U.S. President Donald Trump announced that his team is exploring a proposal for the federal government to become an equity partner with major artificial‑intelligence companies, effectively giving the American public a stake in those firms.
The companies specifically mentioned for discussion at the White House next week are Anthropic, OpenAI, and xAI; SpaceX is also noted as an upcoming public debut, with each expected to target trillion‑dollar valuations.
In response, AI‑related technology stocks rallied in early Monday pre‑market trading: Nvidia rose more than 1% by 04:14 ET, Marvell Technology and Micron Technology each gained between 4% and 7%, while AMD and Intel added over 1% each. Conversely, Google (Alphabet) slipped 1.2%.
The proposal follows a separate initiative by Senator Bernie Sanders, who suggested a one‑time 50% tax on AI‑lab share sales, with proceeds directed to a U.S. sovereign‑wealth fund. Sanders argues the tax would ensure AI‑generated wealth benefits the broader public.

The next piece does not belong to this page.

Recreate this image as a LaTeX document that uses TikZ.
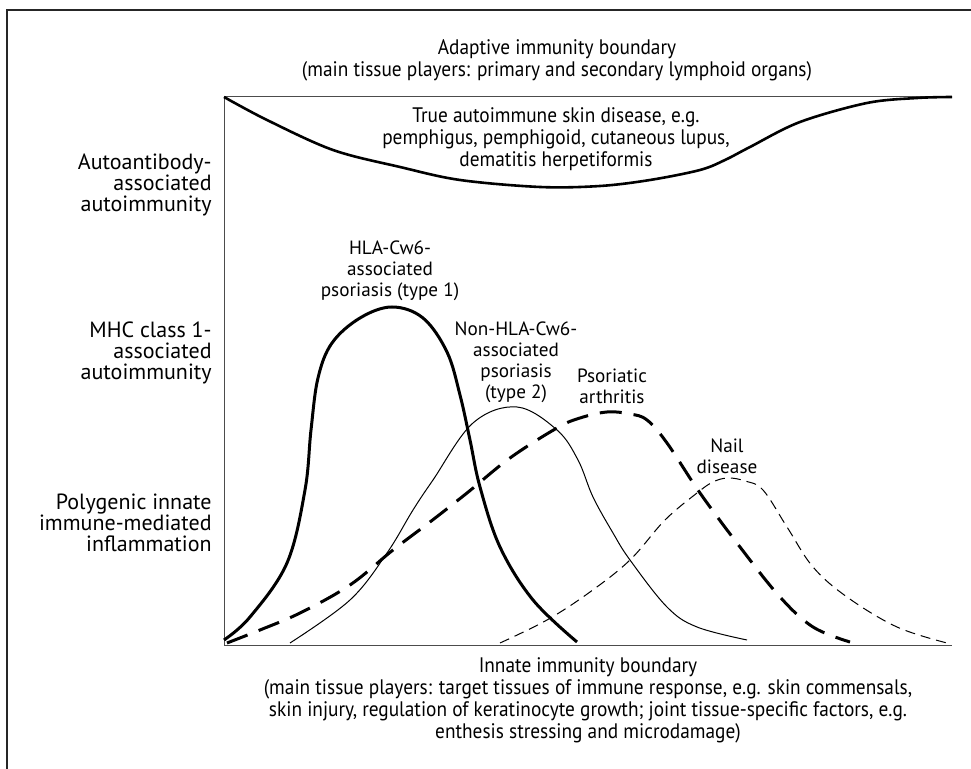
\documentclass[tikz,border=0pt]{standalone}
\usepackage{fontspec}
\setmainfont{PT Sans}
\newfontfamily\bndfont[FakeStretch=0.92]{PT Sans}
\usepackage{tikz}

\begin{document}
\begin{tikzpicture}[
  x=0.5pt,y=-0.5pt,
  frame/.style={line width=1pt,black!85},
  axis/.style={line width=0.5pt,black!70},
  bound/.style={line width=1.3pt,line join=round},
  typeone/.style={line width=1.5pt},
  typetwo/.style={line width=0.5pt},
  arth/.style={line width=1.5pt,dash pattern=on 11pt off 6pt},
  nailc/.style={line width=0.5pt,dash pattern=on 5pt off 3pt},
  side/.style={align=right,anchor=east,inner sep=0pt,font=\fontsize{11}{10.5}\selectfont},
  lab/.style={align=center,inner sep=0pt,font=\fontsize{9.6}{10.5}\selectfont},
  bnd/.style={align=center,inner sep=0pt,font=\bndfont\fontsize{10.5}{11}\selectfont}
]
\useasboundingbox (0,0) rectangle (971,769);

% outer frame (open to the right and bottom)
\coordinate (fl) at (7,769);
\coordinate (ft) at (7,10);
\coordinate (fr) at (971,10);
\draw[frame] (fl) -- (ft) -- (fr);

% axes
\coordinate (tl) at (224,97);
\coordinate (tr) at (952,97);
\coordinate (bl) at (224,646);
\coordinate (br) at (952,646);
\draw[axis] (tl) -- (bl) -- (br);
\draw[axis] (tl) -- (tr);

% adaptive boundary
\draw[bound] plot[smooth,tension=0.55] coordinates {(224,97) (267,120) (333,150) (400,167)
  (460,180) (540,187) (600,186) (650,180) (700,170) (725,160) (750,147) (800,122)
  (867,103) (917,98) (952,97)};

% disease curves
\draw[typeone] plot[smooth,tension=0.6] coordinates {(224,640) (250,617) (287,563) (305,490)
  (311,430) (318,378) (332,343) (360,318) (392,307) (423,318) (447,352) (460,395)
  (470,440) (480,487) (500,547) (533,600) (577,642)};
\draw[typetwo] plot[smooth,tension=0.6] coordinates {(290,643) (350,600) (387,553) (413,510)
  (433,480) (473,423) (517,407) (557,430) (578,460) (593,497) (613,533) (630,560)
  (667,607) (697,627) (747,640)};
\draw[arth] plot[smooth,tension=0.6] coordinates {(227,643) (260,630) (300,613) (350,585)
  (393,550) (430,522) (467,493) (510,458) (557,428) (580,418) (607,412) (630,414)
  (647,420) (667,443) (700,493) (740,547) (780,597) (813,627) (850,642)};
\draw[nailc] plot[smooth,tension=0.6] coordinates {(500,643) (547,620) (590,592) (630,560)
  (665,520) (697,493) (713,482) (728,478) (745,481) (763,490) (787,527) (813,567)
  (847,597) (897,627) (947,643)};

% boundary texts
\node[bnd] (adapt) at (557,60) {Adaptive immunity boundary\\
  (main tissue players: primary and secondary lymphoid organs)};
\node[bnd] (innate) at (588,700) {Innate immunity boundary\\
  (main tissue players: target tissues of immune response, e.g. skin commensals,\\
  skin injury, regulation of keratinocyte growth; joint tissue-specific factors, e.g.\\
  enthesis stressing and microdamage)};
\node[bnd] (autoim) at (556,139) {True autoimmune skin disease, e.g.\\
  pemphigus, pemphigoid, cutaneous lupus,\\
  dematitis herpetiformis};

% left labels
\node[side] (abody) at (212,185) {Autoantibody-\\associated\\autoimmunity};
\node[side] (mhc) at (212,353) {MHC class 1-\\associated\\autoimmunity};
\node[side] (poly) at (212,523) {Polygenic innate\\immune-mediated\\inflammation};

% curve labels
\node[lab] (hla) at (390,271) {HLA-Cw6-\\associated\\psoriasis (type 1)};
\node[lab] (nonhla) at (516,362) {Non-HLA-Cw6-\\associated\\psoriasis\\(type 2)};
\node[lab] (psa) at (612,386) {Psoriatic\\arthritis};
\node[lab] (nail) at (727,456) {Nail\\disease};
\end{tikzpicture}
\end{document}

The Sanders plan attracted criticism from David Sacks, a Silicon Valley venture capitalist and Trump adviser, who questioned its practicality.
The Trump administration has previously taken an unusually active role in the corporate sector, acquiring stakes in Intel and several unnamed rare‑earth and quantum‑computing companies.
Earlier this week, the White House revised an AI executive order: leading AI developers are now asked to voluntarily submit their most capable models for government cybersecurity testing before public release, after canceling a signing ceremony for a prior order on May 21.
Concerns about AI risks have intensified, highlighted by Anthropic’s release of the powerful Mythos tool, which experts warn could accelerate sophisticated cyber‑attacks, especially against sectors like banking that rely on legacy, interconnected systems.